### [Task objective]
Do not copy the pictures; transcribe all other material exactly.

### [Data section]
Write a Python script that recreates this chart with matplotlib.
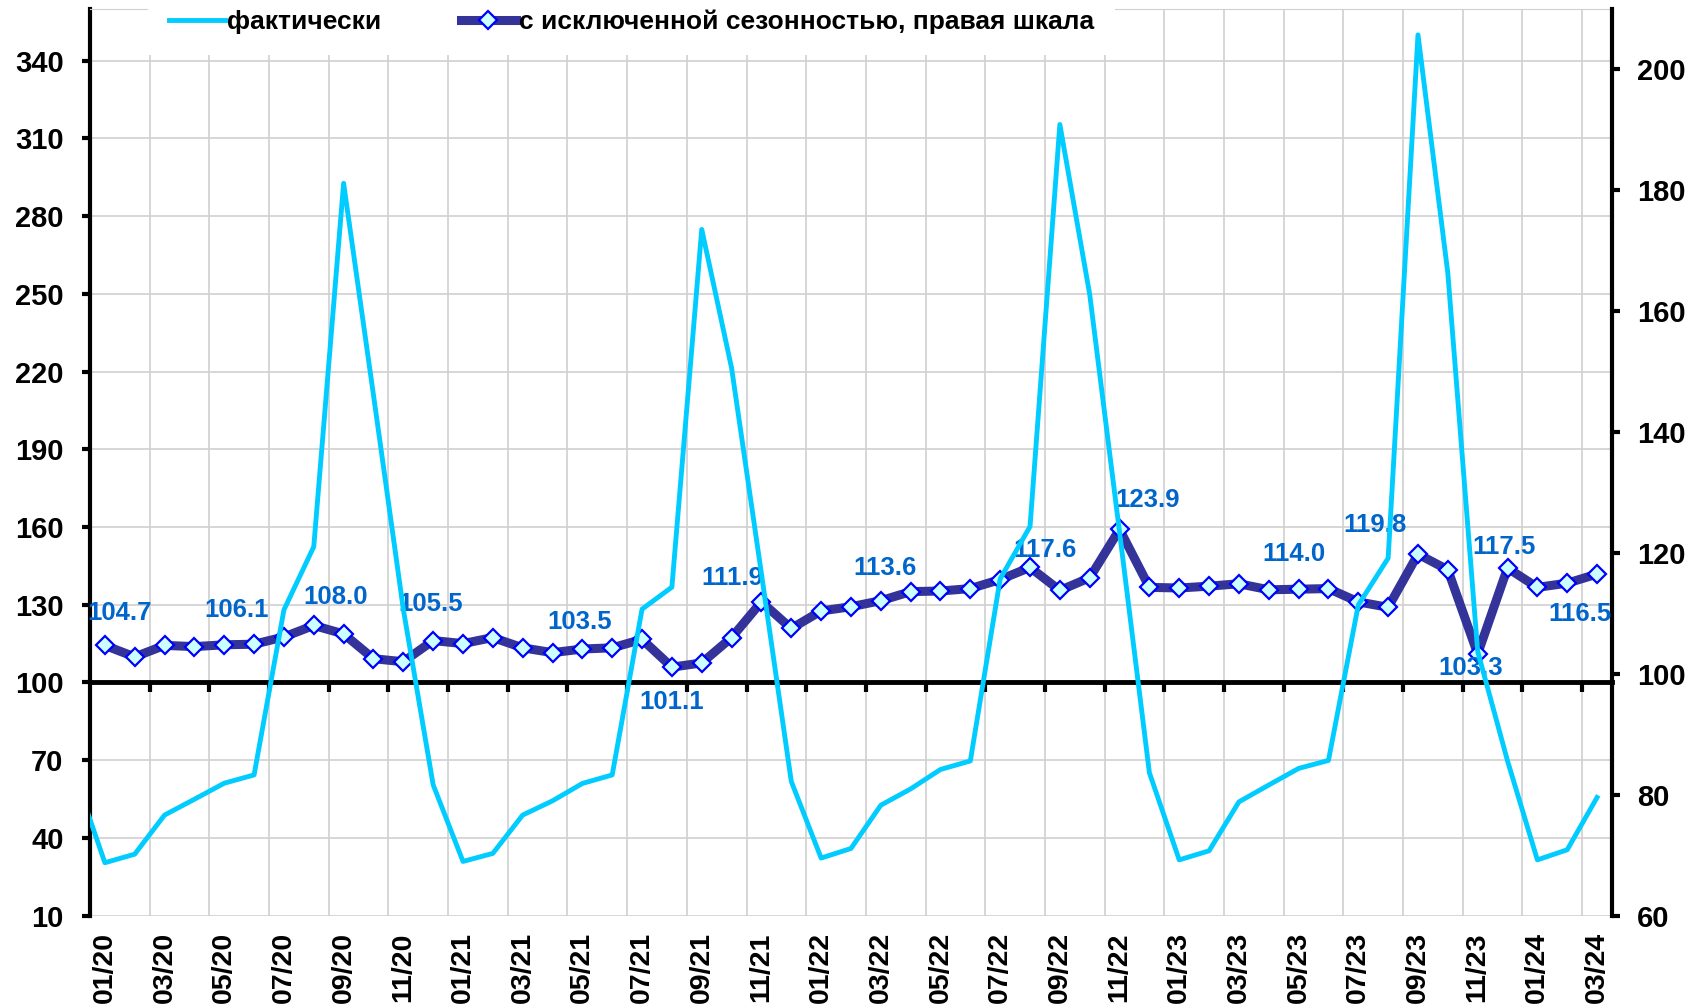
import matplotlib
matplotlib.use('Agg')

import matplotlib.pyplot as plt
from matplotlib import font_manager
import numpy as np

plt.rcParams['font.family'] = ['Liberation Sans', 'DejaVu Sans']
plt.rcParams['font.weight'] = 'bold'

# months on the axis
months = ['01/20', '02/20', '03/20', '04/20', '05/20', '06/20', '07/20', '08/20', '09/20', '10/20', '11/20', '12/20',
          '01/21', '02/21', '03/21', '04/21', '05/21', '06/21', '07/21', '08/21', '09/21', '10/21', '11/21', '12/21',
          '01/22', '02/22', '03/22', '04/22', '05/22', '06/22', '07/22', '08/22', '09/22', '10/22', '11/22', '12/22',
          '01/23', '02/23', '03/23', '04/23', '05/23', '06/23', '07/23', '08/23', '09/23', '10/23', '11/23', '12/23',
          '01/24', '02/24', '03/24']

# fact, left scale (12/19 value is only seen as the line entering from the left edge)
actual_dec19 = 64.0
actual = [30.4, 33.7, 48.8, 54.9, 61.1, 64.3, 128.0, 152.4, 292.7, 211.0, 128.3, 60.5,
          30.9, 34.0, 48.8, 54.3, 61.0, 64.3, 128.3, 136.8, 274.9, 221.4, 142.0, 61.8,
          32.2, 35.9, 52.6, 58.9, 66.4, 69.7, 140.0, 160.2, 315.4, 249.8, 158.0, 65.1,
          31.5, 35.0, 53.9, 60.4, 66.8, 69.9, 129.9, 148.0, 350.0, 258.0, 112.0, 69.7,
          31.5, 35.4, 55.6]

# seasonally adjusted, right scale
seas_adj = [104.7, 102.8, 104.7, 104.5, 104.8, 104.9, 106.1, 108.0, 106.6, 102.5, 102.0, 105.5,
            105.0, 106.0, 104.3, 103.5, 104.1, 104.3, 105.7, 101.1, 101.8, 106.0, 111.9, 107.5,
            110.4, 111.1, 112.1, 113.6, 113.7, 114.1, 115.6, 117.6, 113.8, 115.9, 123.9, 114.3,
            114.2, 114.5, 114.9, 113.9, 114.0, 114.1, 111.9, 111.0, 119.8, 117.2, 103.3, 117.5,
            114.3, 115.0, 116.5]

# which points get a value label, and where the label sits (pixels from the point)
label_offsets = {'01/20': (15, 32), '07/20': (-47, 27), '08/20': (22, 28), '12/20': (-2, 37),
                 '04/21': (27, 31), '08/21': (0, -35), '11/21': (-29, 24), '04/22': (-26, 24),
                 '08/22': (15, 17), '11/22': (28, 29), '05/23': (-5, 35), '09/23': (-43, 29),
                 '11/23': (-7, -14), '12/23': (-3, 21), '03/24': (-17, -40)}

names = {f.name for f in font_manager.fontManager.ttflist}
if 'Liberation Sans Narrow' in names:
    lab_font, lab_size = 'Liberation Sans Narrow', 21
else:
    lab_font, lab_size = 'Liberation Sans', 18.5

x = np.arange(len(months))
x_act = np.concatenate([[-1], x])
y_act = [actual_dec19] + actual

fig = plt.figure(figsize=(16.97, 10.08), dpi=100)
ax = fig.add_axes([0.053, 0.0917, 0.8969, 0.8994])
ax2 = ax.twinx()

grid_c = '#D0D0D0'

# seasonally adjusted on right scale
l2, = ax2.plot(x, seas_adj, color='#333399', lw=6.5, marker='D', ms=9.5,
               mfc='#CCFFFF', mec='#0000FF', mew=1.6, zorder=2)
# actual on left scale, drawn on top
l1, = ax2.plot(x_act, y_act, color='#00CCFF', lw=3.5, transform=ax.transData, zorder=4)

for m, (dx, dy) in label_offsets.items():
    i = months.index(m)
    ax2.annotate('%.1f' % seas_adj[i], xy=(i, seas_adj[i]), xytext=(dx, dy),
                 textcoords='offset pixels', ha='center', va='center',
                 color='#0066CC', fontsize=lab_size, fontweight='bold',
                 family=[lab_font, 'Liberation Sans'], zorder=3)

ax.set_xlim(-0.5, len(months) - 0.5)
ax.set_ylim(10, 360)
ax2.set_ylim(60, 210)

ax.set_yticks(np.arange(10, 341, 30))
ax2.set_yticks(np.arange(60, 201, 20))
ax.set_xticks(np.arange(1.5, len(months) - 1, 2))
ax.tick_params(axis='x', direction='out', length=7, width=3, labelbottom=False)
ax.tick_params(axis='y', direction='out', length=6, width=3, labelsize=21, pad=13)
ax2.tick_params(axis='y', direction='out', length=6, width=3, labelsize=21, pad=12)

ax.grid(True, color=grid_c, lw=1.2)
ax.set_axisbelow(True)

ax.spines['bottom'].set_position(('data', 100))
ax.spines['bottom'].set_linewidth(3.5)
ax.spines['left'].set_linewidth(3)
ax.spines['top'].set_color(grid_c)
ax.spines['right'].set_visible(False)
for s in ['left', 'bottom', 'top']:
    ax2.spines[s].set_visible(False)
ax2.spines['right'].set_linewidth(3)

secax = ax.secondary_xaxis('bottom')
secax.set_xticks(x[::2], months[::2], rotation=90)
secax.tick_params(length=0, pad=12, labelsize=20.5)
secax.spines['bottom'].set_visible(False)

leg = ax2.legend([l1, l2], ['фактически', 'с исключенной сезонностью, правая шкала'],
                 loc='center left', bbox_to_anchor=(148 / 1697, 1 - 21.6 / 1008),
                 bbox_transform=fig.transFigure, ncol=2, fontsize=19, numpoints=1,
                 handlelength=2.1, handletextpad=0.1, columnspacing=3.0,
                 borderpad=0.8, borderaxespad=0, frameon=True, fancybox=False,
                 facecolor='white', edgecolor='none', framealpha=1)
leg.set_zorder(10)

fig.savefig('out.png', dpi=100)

### [Solved problem]
Write a Python script that recreates this chart with matplotlib.
import matplotlib
matplotlib.use('Agg')

import matplotlib.pyplot as plt
from matplotlib import font_manager
import numpy as np

plt.rcParams['font.family'] = ['Liberation Sans', 'DejaVu Sans']
plt.rcParams['font.weight'] = 'bold'

# months on the axis
months = ['01/20', '02/20', '03/20', '04/20', '05/20', '06/20', '07/20', '08/20', '09/20', '10/20', '11/20', '12/20',
          '01/21', '02/21', '03/21', '04/21', '05/21', '06/21', '07/21', '08/21', '09/21', '10/21', '11/21', '12/21',
          '01/22', '02/22', '03/22', '04/22', '05/22', '06/22', '07/22', '08/22', '09/22', '10/22', '11/22', '12/22',
          '01/23', '02/23', '03/23', '04/23', '05/23', '06/23', '07/23', '08/23', '09/23', '10/23', '11/23', '12/23',
          '01/24', '02/24', '03/24']

# fact, left scale (12/19 value is only seen as the line entering from the left edge)
actual_dec19 = 64.0
actual = [30.4, 33.7, 48.8, 54.9, 61.1, 64.3, 128.0, 152.4, 292.7, 211.0, 128.3, 60.5,
          30.9, 34.0, 48.8, 54.3, 61.0, 64.3, 128.3, 136.8, 274.9, 221.4, 142.0, 61.8,
          32.2, 35.9, 52.6, 58.9, 66.4, 69.7, 140.0, 160.2, 315.4, 249.8, 158.0, 65.1,
          31.5, 35.0, 53.9, 60.4, 66.8, 69.9, 129.9, 148.0, 350.0, 258.0, 112.0, 69.7,
          31.5, 35.4, 55.6]

# seasonally adjusted, right scale
seas_adj = [104.7, 102.8, 104.7, 104.5, 104.8, 104.9, 106.1, 108.0, 106.6, 102.5, 102.0, 105.5,
            105.0, 106.0, 104.3, 103.5, 104.1, 104.3, 105.7, 101.1, 101.8, 106.0, 111.9, 107.5,
            110.4, 111.1, 112.1, 113.6, 113.7, 114.1, 115.6, 117.6, 113.8, 115.9, 123.9, 114.3,
            114.2, 114.5, 114.9, 113.9, 114.0, 114.1, 111.9, 111.0, 119.8, 117.2, 103.3, 117.5,
            114.3, 115.0, 116.5]

# which points get a value label, and where the label sits (pixels from the point)
label_offsets = {'01/20': (15, 32), '07/20': (-47, 27), '08/20': (22, 28), '12/20': (-2, 37),
                 '04/21': (27, 31), '08/21': (0, -35), '11/21': (-29, 24), '04/22': (-26, 24),
                 '08/22': (15, 17), '11/22': (28, 29), '05/23': (-5, 35), '09/23': (-43, 29),
                 '11/23': (-7, -14), '12/23': (-3, 21), '03/24': (-17, -40)}

names = {f.name for f in font_manager.fontManager.ttflist}
if 'Liberation Sans Narrow' in names:
    lab_font, lab_size = 'Liberation Sans Narrow', 21
else:
    lab_font, lab_size = 'Liberation Sans', 18.5

x = np.arange(len(months))
x_act = np.concatenate([[-1], x])
y_act = [actual_dec19] + actual

fig = plt.figure(figsize=(16.97, 10.08), dpi=100)
ax = fig.add_axes([0.053, 0.0917, 0.8969, 0.8994])
ax2 = ax.twinx()

grid_c = '#D0D0D0'

# seasonally adjusted on right scale
l2, = ax2.plot(x, seas_adj, color='#333399', lw=6.5, marker='D', ms=9.5,
               mfc='#CCFFFF', mec='#0000FF', mew=1.6, zorder=2)
# actual on left scale, drawn on top
l1, = ax2.plot(x_act, y_act, color='#00CCFF', lw=3.5, transform=ax.transData, zorder=4)

for m, (dx, dy) in label_offsets.items():
    i = months.index(m)
    ax2.annotate('%.1f' % seas_adj[i], xy=(i, seas_adj[i]), xytext=(dx, dy),
                 textcoords='offset pixels', ha='center', va='center',
                 color='#0066CC', fontsize=lab_size, fontweight='bold',
                 family=[lab_font, 'Liberation Sans'], zorder=3)

ax.set_xlim(-0.5, len(months) - 0.5)
ax.set_ylim(10, 360)
ax2.set_ylim(60, 210)

ax.set_yticks(np.arange(10, 341, 30))
ax2.set_yticks(np.arange(60, 201, 20))
ax.set_xticks(np.arange(1.5, len(months) - 1, 2))
ax.tick_params(axis='x', direction='out', length=7, width=3, labelbottom=False)
ax.tick_params(axis='y', direction='out', length=6, width=3, labelsize=21, pad=13)
ax2.tick_params(axis='y', direction='out', length=6, width=3, labelsize=21, pad=12)

ax.grid(True, color=grid_c, lw=1.2)
ax.set_axisbelow(True)

ax.spines['bottom'].set_position(('data', 100))
ax.spines['bottom'].set_linewidth(3.5)
ax.spines['left'].set_linewidth(3)
ax.spines['top'].set_color(grid_c)
ax.spines['right'].set_visible(False)
for s in ['left', 'bottom', 'top']:
    ax2.spines[s].set_visible(False)
ax2.spines['right'].set_linewidth(3)

secax = ax.secondary_xaxis('bottom')
secax.set_xticks(x[::2], months[::2], rotation=90)
secax.tick_params(length=0, pad=12, labelsize=20.5)
secax.spines['bottom'].set_visible(False)

leg = ax2.legend([l1, l2], ['фактически', 'с исключенной сезонностью, правая шкала'],
                 loc='center left', bbox_to_anchor=(148 / 1697, 1 - 21.6 / 1008),
                 bbox_transform=fig.transFigure, ncol=2, fontsize=19, numpoints=1,
                 handlelength=2.1, handletextpad=0.1, columnspacing=3.0,
                 borderpad=0.8, borderaxespad=0, frameon=True, fancybox=False,
                 facecolor='white', edgecolor='none', framealpha=1)
leg.set_zorder(10)

fig.savefig('out.png', dpi=100)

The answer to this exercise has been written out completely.